The OpenAI guide begins with a very powerful concept: think of artificial intelligence as a ‘super assistant’ for knowledge workers. This figure is not a threat, but a resource that frees up time, improves efficiency, and amplifies the value of human talent.

‘AI does not replace humans, but amplifies their ability to solve problems, analyse information, and make better decisions faster.’

The OpenAI guide invites us to think of AI as a resource that:

  • Accelerates repetitive cognitive tasks.
  • Frees up time for what really matters: thinking, creating, deciding.
  • Helps knowledge flow faster within the organisation.
  • Enables small teams to scale their impact without the need to grow in structure.

This point also connects directly to how AI can adapt to everyday work, automating not only physical or transactional processes, but also more complex cognitive tasks such as content generation, text analysis, idea synthesis, and intelligent search.

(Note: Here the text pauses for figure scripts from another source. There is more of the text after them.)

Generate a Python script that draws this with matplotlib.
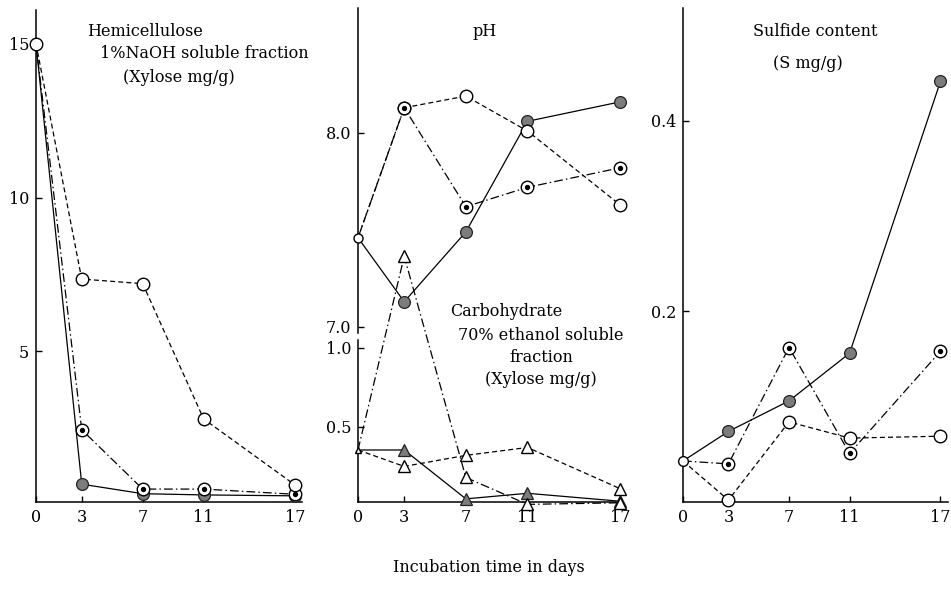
import matplotlib.pyplot as plt
import numpy as np

plt.rcParams["font.family"] = ["DejaVu Serif"]

days = [0, 3, 7, 11, 17]

# Hemicellulose, 1% NaOH soluble fraction (xylose mg/g)
hemi_open = [15.0, 7.35, 7.2, 2.8, 0.65]
hemi_dot = [15.0, 2.45, 0.52, 0.52, 0.35]
hemi_fill = [15.0, 0.68, 0.37, 0.33, 0.3]

# pH
ph_open = [7.46, 8.13, 8.19, 8.01, 7.63]
ph_dot = [7.46, 8.13, 7.62, 7.72, 7.82]
ph_fill = [7.46, 7.13, 7.49, 8.06, 8.16]

# Carbohydrate, 70% ethanol soluble fraction (xylose mg/g)
carb_open_dd = [0.354, 1.58, 0.18, 0.01, 0.02]
carb_fill = [0.354, 0.354, 0.045, 0.08, 0.03]
carb_open_dash = [0.354, 0.25, 0.32, 0.37, 0.11]

# Sulfide content (S mg/g)
sulf_fill = [0.043, 0.074, 0.106, 0.156, 0.441]
sulf_dot = [0.043, 0.040, 0.162, 0.051, 0.158]
sulf_open = [0.043, 0.002, 0.084, 0.067, 0.069]

DASH = (0, (4, 2.5))
DASHDOT = (0, (7, 2.5, 1.2, 2.5))
GREY = "#7c7c7c"
LW = 0.9
FS = 11.5


def series(ax, y, kind, ls, marker="o", ms=9):
    ax.plot(days, y, color="k", lw=LW, ls=ls, zorder=2, clip_on=False)
    x, yy = days[1:], y[1:]
    if kind == "fill":
        ax.plot(x, yy, ls="none", marker=marker, ms=ms - 0.5, mfc=GREY, mec="#222",
                mew=0.9, zorder=3, clip_on=False)
    else:
        ax.plot(x, yy, ls="none", marker=marker, ms=ms, mfc="white", mec="k",
                mew=1.0, zorder=3, clip_on=False)
        if kind == "dot":
            ax.plot(x, yy, ls="none", marker="o", ms=2.8, mfc="k", mec="k",
                    zorder=4, clip_on=False)


def origin(ax, y, marker="o", ms=7):
    ax.plot([days[0]], [y], ls="none", marker=marker, ms=ms, mfc="white",
            mec="k", mew=1.0, zorder=5, clip_on=False)


def style(ax, xmax):
    ax.set_xlim(0, xmax)
    ax.set_xticks(days)
    for s in ["top", "right"]:
        ax.spines[s].set_visible(False)
    for s in ["left", "bottom"]:
        ax.spines[s].set_linewidth(1.1)
    ax.tick_params(direction="in", length=4, width=1, labelsize=FS, pad=5)
    ax.patch.set_alpha(0)


W, H = 951, 589
fig = plt.figure(figsize=(W / 100, H / 100), dpi=100)


def rect(x0, x1, y0=8, y1=502):
    return [x0 / W, 1 - y1 / H, (x1 - x0) / W, (y1 - y0) / H]


def label(px, py, s, ha="left"):
    fig.text(px / W, 1 - py / H, s, ha=ha, va="center", fontsize=FS)


# left panel
ax1 = fig.add_axes(rect(36, 302, 10))
style(ax1, 17.45)
ax1.set_ylim(0.1, 16.1)
ax1.set_yticks([5, 10, 15])
series(ax1, hemi_fill, "fill", "-")
series(ax1, hemi_dot, "dot", DASHDOT)
series(ax1, hemi_open, "open", DASH)
origin(ax1, hemi_open[0], ms=9)
label(87, 31, "Hemicellulose")
label(100, 54, "1%NaOH soluble fraction")
label(123, 77, "(Xylose mg/g)")

# middle panel: pH and carbohydrate on one broken axis
ax2 = fig.add_axes(rect(358, 623))
style(ax2, 17.2)
ax2.set_ylim(6.098, 8.644)
ax2.set_yticks([7.0, 8.0])
ax2.set_yticklabels(["7.0", "8.0"])
ax2.spines["left"].set_bounds(6.97, 8.644)
ax2c = ax2.twinx()
ax2c.set_xlim(0, 17.2)
ax2c.set_ylim(0.025, 3.15)
ax2c.yaxis.tick_left()
ax2c.set_yticks([0.5, 1.0])
ax2c.set_yticklabels(["0.5", "1.0"])
for s in ["top", "right", "bottom"]:
    ax2c.spines[s].set_visible(False)
ax2c.spines["left"].set_visible(True)
ax2c.spines["left"].set_linewidth(1.1)
ax2c.spines["left"].set_bounds(0.025, 1.05)
ax2c.tick_params(direction="in", length=4, width=1, labelsize=FS, pad=5)

series(ax2, ph_fill, "fill", "-")
series(ax2, ph_dot, "dot", DASHDOT)
series(ax2, ph_open, "open", DASH)
origin(ax2, ph_open[0], ms=6.5)
series(ax2c, carb_fill, "fill", "-", marker="^", ms=9)
series(ax2c, carb_open_dd, "open", DASHDOT, marker="^", ms=9)
series(ax2c, carb_open_dash, "open", DASH, marker="^", ms=9)
origin(ax2c, carb_open_dash[0], marker="^", ms=5)
label(485, 32, "pH", ha="center")
label(450, 312, "Carbohydrate")
label(541, 335, "70% ethanol soluble", ha="center")
label(541, 357, "fraction", ha="center")
label(541, 380, "(Xylose mg/g)", ha="center")

# right panel
ax3 = fig.add_axes(rect(683, 948))
style(ax3, 17.5)
ax3.set_ylim(0.0, 0.518)
ax3.set_yticks([0.2, 0.4])
ax3.set_yticklabels(["0.2", "0.4"])
series(ax3, sulf_fill, "fill", "-")
series(ax3, sulf_dot, "dot", DASHDOT)
series(ax3, sulf_open, "open", DASH)
origin(ax3, sulf_open[0], ms=7)
label(815, 32, "Sulfide content", ha="center")
label(808, 63, "(S mg/g)", ha="center")

label(489, 568, "Incubation time in days", ha="center")

fig.savefig("out.png", dpi=100)
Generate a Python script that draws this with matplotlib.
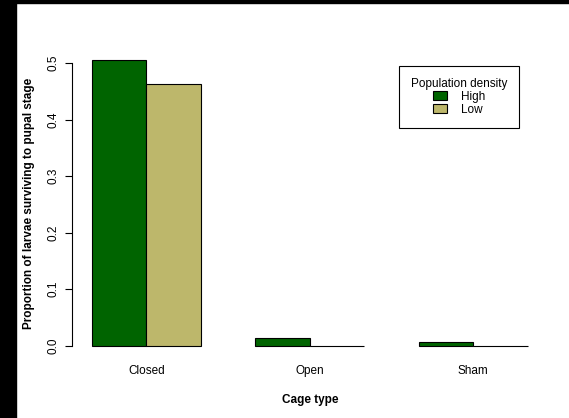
import matplotlib.pyplot as plt
from matplotlib.patches import Rectangle
import numpy as np

# --- Data ---
cages = ['Closed', 'Open', 'Sham']
densities = ['High', 'Low']
high_vals = [0.505, 0.014, 0.007]
low_vals = [0.463, 0.0, 0.0]
bar_colors = ['#006400', '#BDB76B']
y_ticks = [0.0, 0.1, 0.2, 0.3, 0.4, 0.5]

plt.rcParams['font.family'] = ['Liberation Sans', 'DejaVu Sans']
plt.rcParams['font.size'] = 8.5

fig = plt.figure(figsize=(5.69, 4.18), dpi=100)
ax = fig.add_axes([0.131, 0.146, 0.827, 0.737])

# R-style beside barplot: bar width 1, group spacing 1
pos = np.arange(len(cages)) * 3 + 1
ax.bar(pos + 0.5, high_vals, width=1, color=bar_colors[0], edgecolor='black', linewidth=0.8, label=densities[0])
ax.bar(pos + 1.5, low_vals, width=1, color=bar_colors[1], edgecolor='black', linewidth=0.8, label=densities[1])

ax.set_xlim(0.68, 9.32)
ymax = max(high_vals + low_vals)
ax.set_ylim(-0.04 * ymax, ymax * 1.04)

for s in ['top', 'right', 'bottom']: ax.spines[s].set_visible(False)
ax.spines['left'].set_bounds(0, 0.5)
ax.spines['left'].set_position(('outward', 2))
ax.set_yticks(y_ticks)
ax.set_yticklabels([f'{v:.1f}' for v in y_ticks], rotation=90, va='center')
ax.tick_params(axis='y', length=5, pad=4)
ax.set_xticks(pos + 1)
ax.set_xticklabels(cages)
ax.tick_params(axis='x', length=0, pad=6)
ax.set_xlabel('Cage type', fontweight='bold', labelpad=12)
ax.set_ylabel('Proportion of larvae surviving to pupal stage', fontweight='bold', labelpad=9)

leg = ax.legend(title='Population density', loc='upper left', bbox_to_anchor=(0.69, 0.945),
                fancybox=False, edgecolor='black', framealpha=1, handlelength=1.2, handleheight=0.8,
                borderpad=1.0, labelspacing=0.1, handletextpad=1.2, borderaxespad=0, title_fontsize=8.5)
leg.get_frame().set_linewidth(0.8)

# black strips along top and left edges of the image
fig.add_artist(Rectangle((0, 0), 16 / 569, 1, transform=fig.transFigure, color='black'))
fig.add_artist(Rectangle((0, 1 - 3 / 418), 1, 3 / 418, transform=fig.transFigure, color='black'))

plt.savefig('out.png', dpi=100)
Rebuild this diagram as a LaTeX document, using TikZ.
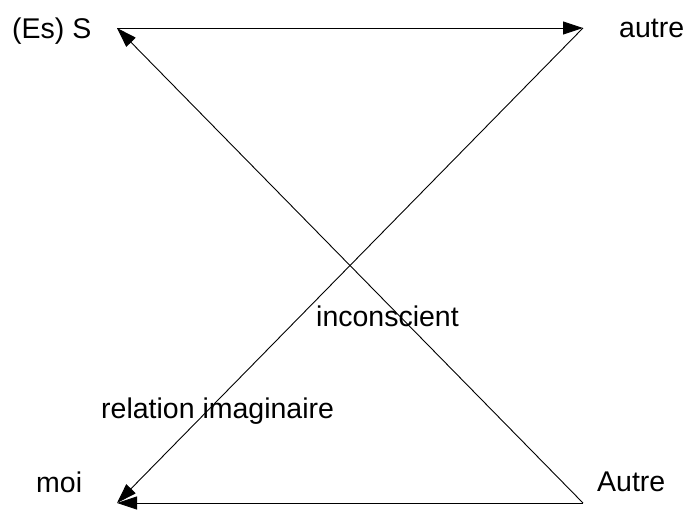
\documentclass[tikz,border=0pt]{standalone}
\usepackage{fontspec}
\setmainfont{Liberation Sans}
\usetikzlibrary{arrows.meta}
\begin{document}
\begin{tikzpicture}[x=1pt,y=-1pt,
  lbl/.style={inner sep=0pt,anchor=base west,font=\fontsize{28.5}{33}\selectfont},
  arr/.style={line width=0.9pt,-{Triangle[length=20pt,width=13pt]}}]
\useasboundingbox (0,0) rectangle (688,509);
\coordinate (S) at (117,28);
\coordinate (a) at (583,28);
\coordinate (m) at (117,503);
\coordinate (A) at (583,503);
\node[lbl] (tS) at (12,38) {(Es) S};
\node[lbl] (ta) at (619,37) {autre};
\node[lbl] (tm) at (36,492) {moi};
\node[lbl] (tA) at (597,491) {Autre};
\node[lbl] (ti) at (316,326) {inconscient};
\node[lbl] (tr) at (101,418) {relation imaginaire};
\draw[arr] (S) -- (a);
\draw[arr] (A) -- (m);
\draw[arr] (A) -- (S);
\draw[arr] (a) -- (m);
\end{tikzpicture}
\end{document}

In short: AI is not a technology project, but a change in the way we work. And the first step in identifying a good use case is to ask yourself:

What part of the job could this super assistant do?

Three signs to detect opportunities for using AI

One of the most practical contributions of the OpenAI guide is its proposal to start the search for use cases based on three very clear ‘signs’ that indicate you may have a good opportunity to apply AI:

Sign 1: Repetitive, low-value tasks

These are time-consuming activities that are done manually and do not really add any value. AI can take them on to free up the team’s time and redirect it to more strategic tasks.

Example: writing repetitive reports, responding to similar emails, or categorising support tickets.

Sign 2: Bottlenecks due to lack of skills or capacity

Here we are talking about tasks that do add value but are not being performed well (or not being done at all) because there is not enough time, people or specialised knowledge.

Example: complex data analysis, understanding customer feedback, creating personalised content at scale.

This point connects with how AI can help mitigate internal skill gaps and be a lever for scaling critical functions that require expert knowledge.

Sign 3: Ambiguity or lack of clarity when starting complex tasks

Sometimes, the team is faced with tasks where they don’t know where to start. There is a lack of information, context, data or simply clarity. In these cases, generative AI models can act as ‘unblockers’ that make it easier to start complex processes.

Example: campaign planning, writing complex responses, exploring new products or markets.

This concept is closely related to the idea of AI as a creative engine or tool to accelerate ideation, supporting teams in the most exploratory or diffuse phases of innovation.

‘These signals are not always obvious at first. But once you recognise them, they become a map for finding high-impact opportunities.’